Your task.
Reproduce exactly the run of lines from the one containing "Recreate this image" through the one containing "P3Q - 2014;\n0,1". Pictures do not belong in the copy.

Material.
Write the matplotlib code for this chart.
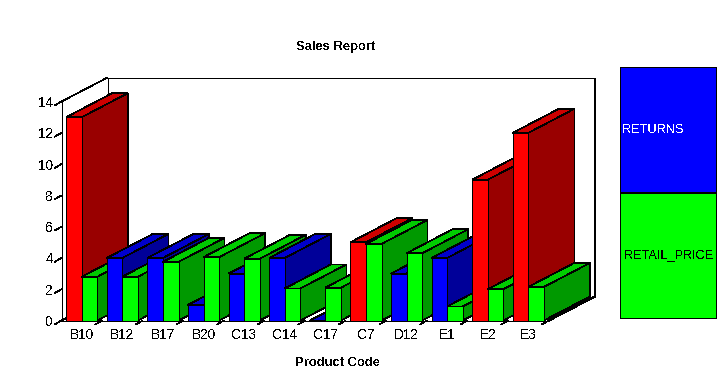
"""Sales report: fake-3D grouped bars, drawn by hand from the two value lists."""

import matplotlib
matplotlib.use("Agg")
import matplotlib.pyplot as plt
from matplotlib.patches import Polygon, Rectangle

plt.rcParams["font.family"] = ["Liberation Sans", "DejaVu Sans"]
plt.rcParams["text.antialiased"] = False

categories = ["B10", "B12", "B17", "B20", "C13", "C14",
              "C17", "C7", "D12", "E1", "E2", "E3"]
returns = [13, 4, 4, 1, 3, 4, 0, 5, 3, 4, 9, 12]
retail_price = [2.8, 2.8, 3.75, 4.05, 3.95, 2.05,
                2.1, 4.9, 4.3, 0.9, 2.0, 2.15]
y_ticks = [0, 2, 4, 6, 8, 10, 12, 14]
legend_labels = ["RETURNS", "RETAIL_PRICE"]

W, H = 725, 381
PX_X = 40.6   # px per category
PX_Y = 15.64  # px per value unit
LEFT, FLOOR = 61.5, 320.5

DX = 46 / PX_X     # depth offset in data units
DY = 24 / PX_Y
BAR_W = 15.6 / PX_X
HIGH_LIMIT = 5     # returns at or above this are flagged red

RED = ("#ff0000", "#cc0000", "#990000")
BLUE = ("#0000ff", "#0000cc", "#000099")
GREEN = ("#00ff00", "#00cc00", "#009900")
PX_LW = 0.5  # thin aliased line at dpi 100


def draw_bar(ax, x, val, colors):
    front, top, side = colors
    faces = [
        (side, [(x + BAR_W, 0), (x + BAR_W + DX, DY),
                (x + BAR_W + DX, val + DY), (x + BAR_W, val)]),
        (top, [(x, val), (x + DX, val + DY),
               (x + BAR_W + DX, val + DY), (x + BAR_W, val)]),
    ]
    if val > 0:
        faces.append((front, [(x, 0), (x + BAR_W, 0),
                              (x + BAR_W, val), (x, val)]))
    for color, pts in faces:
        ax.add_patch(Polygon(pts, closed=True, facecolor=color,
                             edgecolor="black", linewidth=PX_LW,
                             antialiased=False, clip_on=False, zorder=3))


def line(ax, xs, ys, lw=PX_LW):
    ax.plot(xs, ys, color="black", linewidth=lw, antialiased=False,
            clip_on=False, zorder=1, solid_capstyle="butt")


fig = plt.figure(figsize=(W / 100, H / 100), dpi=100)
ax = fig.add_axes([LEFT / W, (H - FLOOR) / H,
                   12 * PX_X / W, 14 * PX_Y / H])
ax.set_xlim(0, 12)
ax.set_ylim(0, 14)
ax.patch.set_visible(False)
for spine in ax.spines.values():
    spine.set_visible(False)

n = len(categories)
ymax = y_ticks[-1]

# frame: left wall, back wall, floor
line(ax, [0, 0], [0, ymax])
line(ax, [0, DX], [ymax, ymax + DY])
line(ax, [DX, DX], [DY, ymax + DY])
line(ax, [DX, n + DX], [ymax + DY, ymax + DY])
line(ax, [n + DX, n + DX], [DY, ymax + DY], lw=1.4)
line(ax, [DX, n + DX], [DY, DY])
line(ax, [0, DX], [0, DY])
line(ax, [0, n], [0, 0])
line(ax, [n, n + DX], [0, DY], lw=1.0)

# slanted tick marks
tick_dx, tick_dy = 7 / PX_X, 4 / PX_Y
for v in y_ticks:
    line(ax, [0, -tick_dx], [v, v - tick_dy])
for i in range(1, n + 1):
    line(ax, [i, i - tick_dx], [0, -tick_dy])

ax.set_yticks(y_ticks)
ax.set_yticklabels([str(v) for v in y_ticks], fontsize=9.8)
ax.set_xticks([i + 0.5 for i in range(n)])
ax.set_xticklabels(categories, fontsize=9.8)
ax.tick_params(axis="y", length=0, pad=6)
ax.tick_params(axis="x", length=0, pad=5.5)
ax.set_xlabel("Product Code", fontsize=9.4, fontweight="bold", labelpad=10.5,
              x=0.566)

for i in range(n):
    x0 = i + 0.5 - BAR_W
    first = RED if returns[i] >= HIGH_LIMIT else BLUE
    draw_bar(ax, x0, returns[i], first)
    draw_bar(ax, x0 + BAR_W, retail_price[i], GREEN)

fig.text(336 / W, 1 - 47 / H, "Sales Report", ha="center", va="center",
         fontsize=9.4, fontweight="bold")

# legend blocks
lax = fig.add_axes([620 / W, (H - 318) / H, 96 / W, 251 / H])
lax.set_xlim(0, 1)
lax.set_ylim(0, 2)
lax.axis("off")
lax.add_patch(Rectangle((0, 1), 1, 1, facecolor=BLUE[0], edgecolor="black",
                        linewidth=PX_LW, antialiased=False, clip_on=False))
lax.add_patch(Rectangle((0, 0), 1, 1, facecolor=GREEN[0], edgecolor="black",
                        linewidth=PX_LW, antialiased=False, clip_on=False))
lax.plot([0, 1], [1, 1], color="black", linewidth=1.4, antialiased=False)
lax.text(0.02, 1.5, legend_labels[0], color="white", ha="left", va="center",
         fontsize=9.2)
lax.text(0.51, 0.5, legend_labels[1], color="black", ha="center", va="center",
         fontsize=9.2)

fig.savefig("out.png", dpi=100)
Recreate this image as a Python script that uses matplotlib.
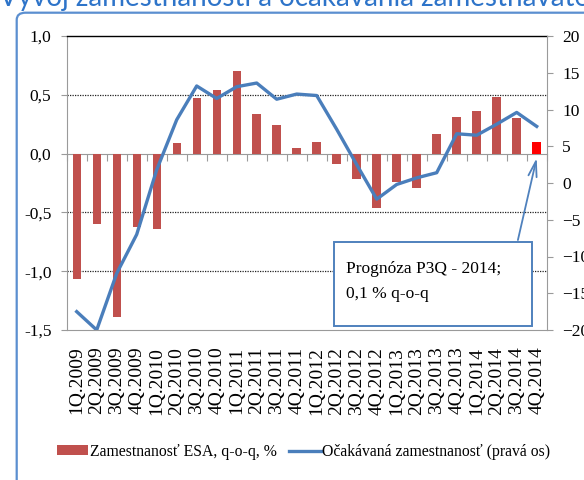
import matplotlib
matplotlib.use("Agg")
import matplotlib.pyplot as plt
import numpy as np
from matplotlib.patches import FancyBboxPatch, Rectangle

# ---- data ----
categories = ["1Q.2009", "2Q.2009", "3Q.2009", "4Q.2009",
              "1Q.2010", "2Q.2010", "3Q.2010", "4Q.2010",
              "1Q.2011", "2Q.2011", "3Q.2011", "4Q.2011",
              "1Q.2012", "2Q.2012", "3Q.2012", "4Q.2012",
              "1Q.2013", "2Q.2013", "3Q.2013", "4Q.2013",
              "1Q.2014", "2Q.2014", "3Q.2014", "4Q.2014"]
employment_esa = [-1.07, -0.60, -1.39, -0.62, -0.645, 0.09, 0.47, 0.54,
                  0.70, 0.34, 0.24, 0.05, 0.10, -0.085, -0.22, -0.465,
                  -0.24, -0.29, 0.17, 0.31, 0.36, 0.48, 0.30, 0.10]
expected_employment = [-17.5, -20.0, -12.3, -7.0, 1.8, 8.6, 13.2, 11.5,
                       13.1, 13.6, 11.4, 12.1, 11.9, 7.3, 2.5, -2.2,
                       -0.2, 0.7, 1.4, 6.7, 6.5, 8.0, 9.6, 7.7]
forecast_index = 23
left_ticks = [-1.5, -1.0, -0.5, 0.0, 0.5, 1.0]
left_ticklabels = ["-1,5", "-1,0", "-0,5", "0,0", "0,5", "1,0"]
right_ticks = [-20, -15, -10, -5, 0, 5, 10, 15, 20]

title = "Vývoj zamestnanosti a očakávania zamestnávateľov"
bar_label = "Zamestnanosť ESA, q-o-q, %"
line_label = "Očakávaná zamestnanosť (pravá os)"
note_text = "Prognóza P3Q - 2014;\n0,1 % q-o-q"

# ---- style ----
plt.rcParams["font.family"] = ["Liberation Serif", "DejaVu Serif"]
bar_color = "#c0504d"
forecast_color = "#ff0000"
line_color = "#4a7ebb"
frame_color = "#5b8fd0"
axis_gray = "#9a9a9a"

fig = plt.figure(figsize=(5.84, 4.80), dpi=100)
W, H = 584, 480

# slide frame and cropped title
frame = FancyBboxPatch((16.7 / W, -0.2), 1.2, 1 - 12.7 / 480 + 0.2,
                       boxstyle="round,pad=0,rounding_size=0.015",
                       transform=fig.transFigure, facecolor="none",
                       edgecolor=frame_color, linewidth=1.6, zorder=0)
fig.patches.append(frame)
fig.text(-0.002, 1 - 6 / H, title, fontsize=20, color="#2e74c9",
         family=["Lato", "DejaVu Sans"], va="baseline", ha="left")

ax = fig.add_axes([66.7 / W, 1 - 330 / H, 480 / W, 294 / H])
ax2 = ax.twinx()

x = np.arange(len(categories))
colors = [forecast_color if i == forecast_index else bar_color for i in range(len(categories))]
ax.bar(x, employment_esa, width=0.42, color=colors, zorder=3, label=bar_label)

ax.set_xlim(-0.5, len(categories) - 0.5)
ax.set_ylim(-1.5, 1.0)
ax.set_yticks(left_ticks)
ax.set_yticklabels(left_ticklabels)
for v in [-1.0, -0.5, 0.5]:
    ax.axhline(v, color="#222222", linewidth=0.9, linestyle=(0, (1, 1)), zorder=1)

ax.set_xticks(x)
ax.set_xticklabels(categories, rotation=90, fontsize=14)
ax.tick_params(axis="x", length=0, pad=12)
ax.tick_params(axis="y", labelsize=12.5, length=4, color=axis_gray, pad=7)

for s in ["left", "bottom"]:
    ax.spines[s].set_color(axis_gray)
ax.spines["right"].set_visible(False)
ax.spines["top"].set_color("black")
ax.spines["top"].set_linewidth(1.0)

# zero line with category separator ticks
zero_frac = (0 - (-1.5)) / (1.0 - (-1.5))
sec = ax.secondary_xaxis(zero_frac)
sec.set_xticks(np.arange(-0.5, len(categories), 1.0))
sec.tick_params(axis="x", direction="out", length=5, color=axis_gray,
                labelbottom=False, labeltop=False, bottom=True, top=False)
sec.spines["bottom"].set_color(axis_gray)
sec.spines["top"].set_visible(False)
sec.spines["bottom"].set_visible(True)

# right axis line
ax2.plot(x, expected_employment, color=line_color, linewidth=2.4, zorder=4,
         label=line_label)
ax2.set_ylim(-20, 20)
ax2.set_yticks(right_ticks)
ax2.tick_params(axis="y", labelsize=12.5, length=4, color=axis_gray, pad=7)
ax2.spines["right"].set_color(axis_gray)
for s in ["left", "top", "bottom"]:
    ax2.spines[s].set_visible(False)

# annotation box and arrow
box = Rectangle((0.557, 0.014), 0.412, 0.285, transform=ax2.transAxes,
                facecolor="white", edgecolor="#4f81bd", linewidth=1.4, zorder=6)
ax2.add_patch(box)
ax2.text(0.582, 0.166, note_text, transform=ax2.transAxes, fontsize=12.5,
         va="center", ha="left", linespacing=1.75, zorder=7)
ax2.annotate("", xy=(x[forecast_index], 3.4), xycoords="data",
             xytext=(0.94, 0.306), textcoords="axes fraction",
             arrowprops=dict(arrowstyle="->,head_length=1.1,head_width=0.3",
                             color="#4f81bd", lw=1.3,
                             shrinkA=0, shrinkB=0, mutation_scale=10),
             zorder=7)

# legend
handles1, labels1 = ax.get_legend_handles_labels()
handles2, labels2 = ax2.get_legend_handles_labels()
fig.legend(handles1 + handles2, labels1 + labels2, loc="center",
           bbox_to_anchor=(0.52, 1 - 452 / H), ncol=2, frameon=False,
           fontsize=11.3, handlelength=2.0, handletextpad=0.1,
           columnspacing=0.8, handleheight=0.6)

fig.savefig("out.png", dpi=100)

Solution for this exercise.
Recreate this image as a Python script that uses matplotlib.
import matplotlib
matplotlib.use("Agg")
import matplotlib.pyplot as plt
import numpy as np
from matplotlib.patches import FancyBboxPatch, Rectangle

# ---- data ----
categories = ["1Q.2009", "2Q.2009", "3Q.2009", "4Q.2009",
              "1Q.2010", "2Q.2010", "3Q.2010", "4Q.2010",
              "1Q.2011", "2Q.2011", "3Q.2011", "4Q.2011",
              "1Q.2012", "2Q.2012", "3Q.2012", "4Q.2012",
              "1Q.2013", "2Q.2013", "3Q.2013", "4Q.2013",
              "1Q.2014", "2Q.2014", "3Q.2014", "4Q.2014"]
employment_esa = [-1.07, -0.60, -1.39, -0.62, -0.645, 0.09, 0.47, 0.54,
                  0.70, 0.34, 0.24, 0.05, 0.10, -0.085, -0.22, -0.465,
                  -0.24, -0.29, 0.17, 0.31, 0.36, 0.48, 0.30, 0.10]
expected_employment = [-17.5, -20.0, -12.3, -7.0, 1.8, 8.6, 13.2, 11.5,
                       13.1, 13.6, 11.4, 12.1, 11.9, 7.3, 2.5, -2.2,
                       -0.2, 0.7, 1.4, 6.7, 6.5, 8.0, 9.6, 7.7]
forecast_index = 23
left_ticks = [-1.5, -1.0, -0.5, 0.0, 0.5, 1.0]
left_ticklabels = ["-1,5", "-1,0", "-0,5", "0,0", "0,5", "1,0"]
right_ticks = [-20, -15, -10, -5, 0, 5, 10, 15, 20]

title = "Vývoj zamestnanosti a očakávania zamestnávateľov"
bar_label = "Zamestnanosť ESA, q-o-q, %"
line_label = "Očakávaná zamestnanosť (pravá os)"
note_text = "Prognóza P3Q - 2014;\n0,1 % q-o-q"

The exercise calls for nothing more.